Brent crude, the global benchmark, slipped 0.40 per cent to $48.16 (£37.11) per barrel on London's ICE Futures Exchange, before paring losses to trade at about $48.52.
West Texas Intermediate crude on the New York Mercantile Exchange fell by a similar amount to $45.57, subsequently inching back into positive territory at $46.06.
It came after official data showed US consumer prices remained unchanged month-on-month in July, missing expectations for a 0.1 per cent rise. This prompted investors to push back their expectations for an interest rate hike from the Fed.
Oil has been buoyed recently by hopes that some of the world's biggest oil producers will cap production to speed up the market recovery which has started to slow.
Russian energy minister, Alexander Novak, told a Saudi newspaper yesterday that his country was consulting with Saudi Arabia and other producers regarding ways to stabilise the market.
This fed into optimism created by Saudi Arabia energy minister Khalid al-Falih's suggestion last week that the de facto Organisation of Petroleum Exporting Countries (Opec) leader was open to measures to support the market.

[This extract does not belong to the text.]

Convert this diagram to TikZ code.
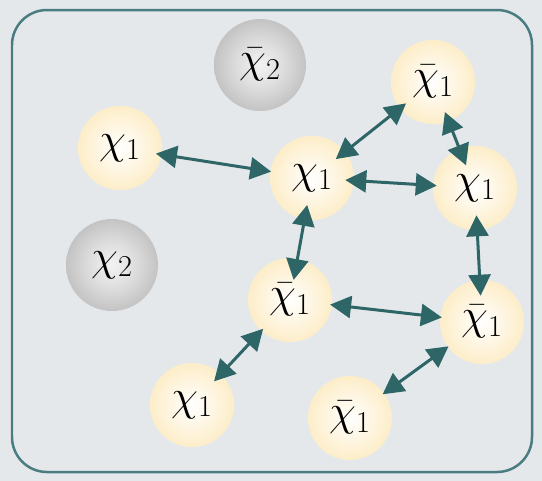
\documentclass[tikz,border=0pt]{standalone}
\usepackage{tikz}
\usetikzlibrary{arrows.meta}

\definecolor{bgcol}{HTML}{E5E8EB}
\definecolor{framecol}{HTML}{4A7C82}
\definecolor{linkcol}{HTML}{2E6668}
\definecolor{ballcol}{HTML}{FCE3A8}
\definecolor{greycol}{HTML}{A2A2A2}

\pgfdeclareradialshading{yellowball}{\pgfpoint{0bp}{0bp}}{%
  color(0bp)=(white); color(10bp)=(ballcol!25); color(30bp)=(ballcol!75);
  color(50bp)=(ballcol); color(100bp)=(ballcol)}
\pgfdeclareradialshading{greyball}{\pgfpoint{0bp}{0bp}}{%
  color(0bp)=(white!95!black); color(12bp)=(greycol!35); color(32bp)=(greycol!80);
  color(50bp)=(greycol); color(100bp)=(greycol)}

\begin{document}
\begin{tikzpicture}[
        x=0.02cm, y=-0.02cm,
        ball/.style={
            circle,
            minimum size=1.68cm,
            inner sep=0pt,
            font=\fontsize{25}{29}\selectfont
        },
        light/.style={ball, shading=yellowball},
        heavy/.style={ball, shading=greyball, minimum size=1.84cm},
        link/.style={
            {Triangle[length=0.42cm,width=0.44cm]}-{Triangle[length=0.42cm,width=0.44cm]},
            line width=0.06cm,
            draw=linkcol
        }
    ]

    % Background and frame
    \fill[bgcol] (0,0) rectangle (542,481);
    \draw[framecol, line width=0.05cm, rounded corners=0.7cm] (12,10) rectangle (532,472);

    % Heavy particles
    \node[heavy] (chibartwo) at (260,65) {$\bar{\chi}_2$};
    \node[heavy] (chitwo) at (112,265) {$\chi_2$};

    % Light particles
    \node[light] (chia) at (120,148) {$\chi_1$};
    \node[light] (chib) at (312,178) {$\chi_1$};
    \node[light] (chibara) at (433,82) {$\bar{\chi}_1$};
    \node[light] (chic) at (475,188) {$\chi_1$};
    \node[light] (chibarb) at (290,300) {$\bar{\chi}_1$};
    \node[light] (chibarc) at (482,322) {$\bar{\chi}_1$};
    \node[light] (chid) at (192,405) {$\chi_1$};
    \node[light] (chibard) at (350,418) {$\bar{\chi}_1$};

    % Interactions (tips reach into the balls)
    \draw[link, shorten <=-0.12cm, shorten >=-0.02cm] (chia) -- (chib);
    \draw[link, shorten <=-0.24cm, shorten >=-0.16cm] (chib) -- (chibara);
    \draw[link, shorten <=-0.2cm, shorten >=-0.36cm] (chibara) -- (chic);
    \draw[link, shorten <=-0.18cm, shorten >=-0.08cm] (chib) -- (chic);
    \draw[link, shorten <=-0.3cm, shorten >=-0.44cm] (chib) -- (chibarb);
    \draw[link, shorten <=-0.3cm, shorten >=-0.32cm] (chic) -- (chibarc);
    \draw[link, shorten <=-0.04cm, shorten >=-0.04cm] (chibarb) -- (chibarc);
    \draw[link, shorten <=-0.06cm, shorten >=-0.2cm] (chibarb) -- (chid);
    \draw[link, shorten <=-0.02cm, shorten >=-0.04cm] (chibarc) -- (chibard);

    \useasboundingbox (0,0) rectangle (542,481);
\end{tikzpicture}
\end{document}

But analysts have said Opec is unlikely to act, because it is effectively paralysed by the current market outlook. A similar attempt to broker an output freeze deal between Opec and non-Opec members fell through in April.
"The [Opec] meeting is unlikely to yield anything because Opec are caught in a squeeze," David Hufton of oil brokers PVM wrote in a note.
Hufton continued: "On the supply side it is their own increase in production that is prolonging the price depression but if they freeze or restrain production to lift prices they will stimulate competing non-Opec supply and lose market share."